Staff members gasped four years ago when Dan Price gathered the 120 employees at Gravity Payments, the company he had founded with his brother, and told them he was raising everyone’s salary to a minimum of $70,000, partly by slashing his own $1.1 million pay to the same level.
The news went viral and provoked a national debate about whether efficient capitalism could have a heart. Some Americans lauded Price for treating employees with dignity. However, on Fox Business he was labeled the “lunatic of all lunatics,” and Rush Limbaugh declared, “I hope this company is a case study in M.B.A. programs on how socialism does not work, because it’s going to fail.”
So I came to Seattle to see what had unfolded: Did Gravity succeed or crash?

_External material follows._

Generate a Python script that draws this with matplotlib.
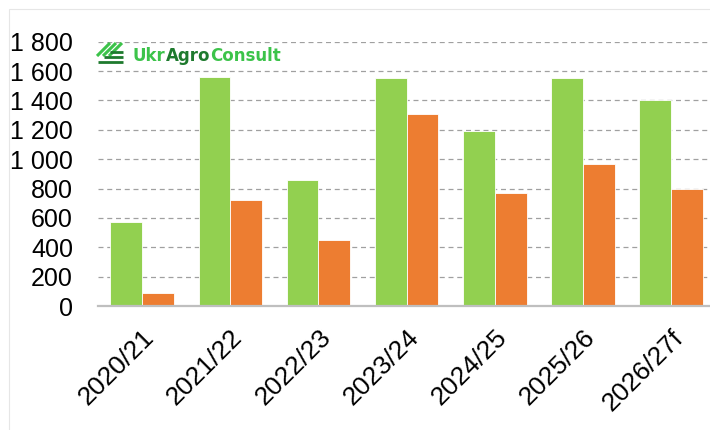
import matplotlib.pyplot as plt
import numpy as np
from matplotlib.lines import Line2D
from matplotlib.patches import Rectangle
from matplotlib.ticker import FuncFormatter

seasons = ['2020/21', '2021/22', '2022/23', '2023/24', '2024/25', '2025/26', '2026/27f']
green_vals = [570, 1560, 855, 1555, 1190, 1550, 1400]
orange_vals = [88, 722, 452, 1305, 768, 968, 795]
yticks = [0, 200, 400, 600, 800, 1000, 1200, 1400, 1600, 1800]

GREEN = '#92D050'
ORANGE = '#ED7D31'

plt.rcParams['font.family'] = ['Liberation Sans', 'DejaVu Sans']

fig = plt.figure(figsize=(7.1, 4.3), dpi=100)
ax = fig.add_axes([98 / 710, (430 - 306) / 430, 612 / 710, (306 - 41.7) / 430])

x = np.arange(len(seasons))
w = 0.36
ax.bar(x - w / 2, green_vals, w, color=GREEN, edgecolor='white', linewidth=0.6, zorder=3)
ax.bar(x + w / 2, orange_vals, w, color=ORANGE, edgecolor='white', linewidth=0.6, zorder=3)

ax.set_xlim(-0.5, 6.44)
ax.set_ylim(0, 1800)
ax.set_yticks(yticks)
ax.yaxis.set_major_formatter(FuncFormatter(lambda v, p: f'{int(v):,}'.replace(',', ' ')))
ax.set_xticks(x)
ax.set_xticklabels(seasons, rotation=45, ha='right', va='top', rotation_mode='anchor')
ax.tick_params(axis='y', length=0, labelsize=18, pad=18)
ax.tick_params(axis='x', length=0, labelsize=19, pad=14)

for v in yticks[1:]:
    ax.axhline(v, color='#A0A0A0', linestyle=(0, (4, 3)), linewidth=0.9, zorder=1)
for s in ['top', 'right', 'left']:
    ax.spines[s].set_visible(False)
ax.spines['bottom'].set_color('#BFBFBF')
ax.spines['bottom'].set_linewidth(1.6)
ax.spines['bottom'].set_zorder(4)

# faint outer frame
fig.add_artist(Rectangle((9 / 710, -0.05), 1.1, (430 - 9) / 430 + 0.05, transform=fig.transFigure,
                         fill=False, edgecolor='#E6E6E6', linewidth=0.8))

# logo
def px(xp, yp):
    return xp / 710, 1 - yp / 430

for x0 in [97, 103, 109]:
    a, b = px(x0, 56), px(x0 + 13, 43)
    fig.add_artist(Line2D([a[0], b[0]], [a[1], b[1]], color='#3CC34A', linewidth=2.2, solid_capstyle='butt'))
for y0, x0 in [(52, 110), (57, 104), (62, 98)]:
    a, b = px(x0, y0), px(123, y0)
    fig.add_artist(Line2D([a[0], b[0]], [a[1], b[1]], color='#1E7A2E', linewidth=2.0, solid_capstyle='butt'))

tx, ty = px(133, 56)
t1 = fig.text(tx, ty, 'Ukr', color='#3CC34A', fontsize=12, fontweight='bold',
              family='DejaVu Sans', va='center')
fig.canvas.draw()
r = fig.canvas.get_renderer()
bb = t1.get_window_extent(r)
t2 = fig.text(bb.x1 / 710, ty, 'Agro', color='#1E7A2E', fontsize=12, fontweight='bold',
              family='DejaVu Sans', va='center')
bb = t2.get_window_extent(r)
fig.text(bb.x1 / 710, ty, 'Consult', color='#3CC34A', fontsize=12, fontweight='bold',
         family='DejaVu Sans', va='center')

fig.savefig('out.png', dpi=100)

There were bumps, no doubt about it. A couple of important employees quit, apparently feeling less valued when new hires were close to them in pay. The publicity forced Gravity, which processes credit card payments for small businesses, to hire additional people to handle a deluge of inquiries. Worst of all, Price’s brother, who owned a stake in the company, sued and alleged that Price hadn’t consulted him on decisions.
For a while, it wasn’t clear that the gamble was going to pay off.
But eventually it did: Business has surged, and profits are higher than ever. Gravity last year processed $10.2 billion in payments, more than double the $3.8 billion in 2014, before the announcement. It has grown to 200 employees, all nonunion.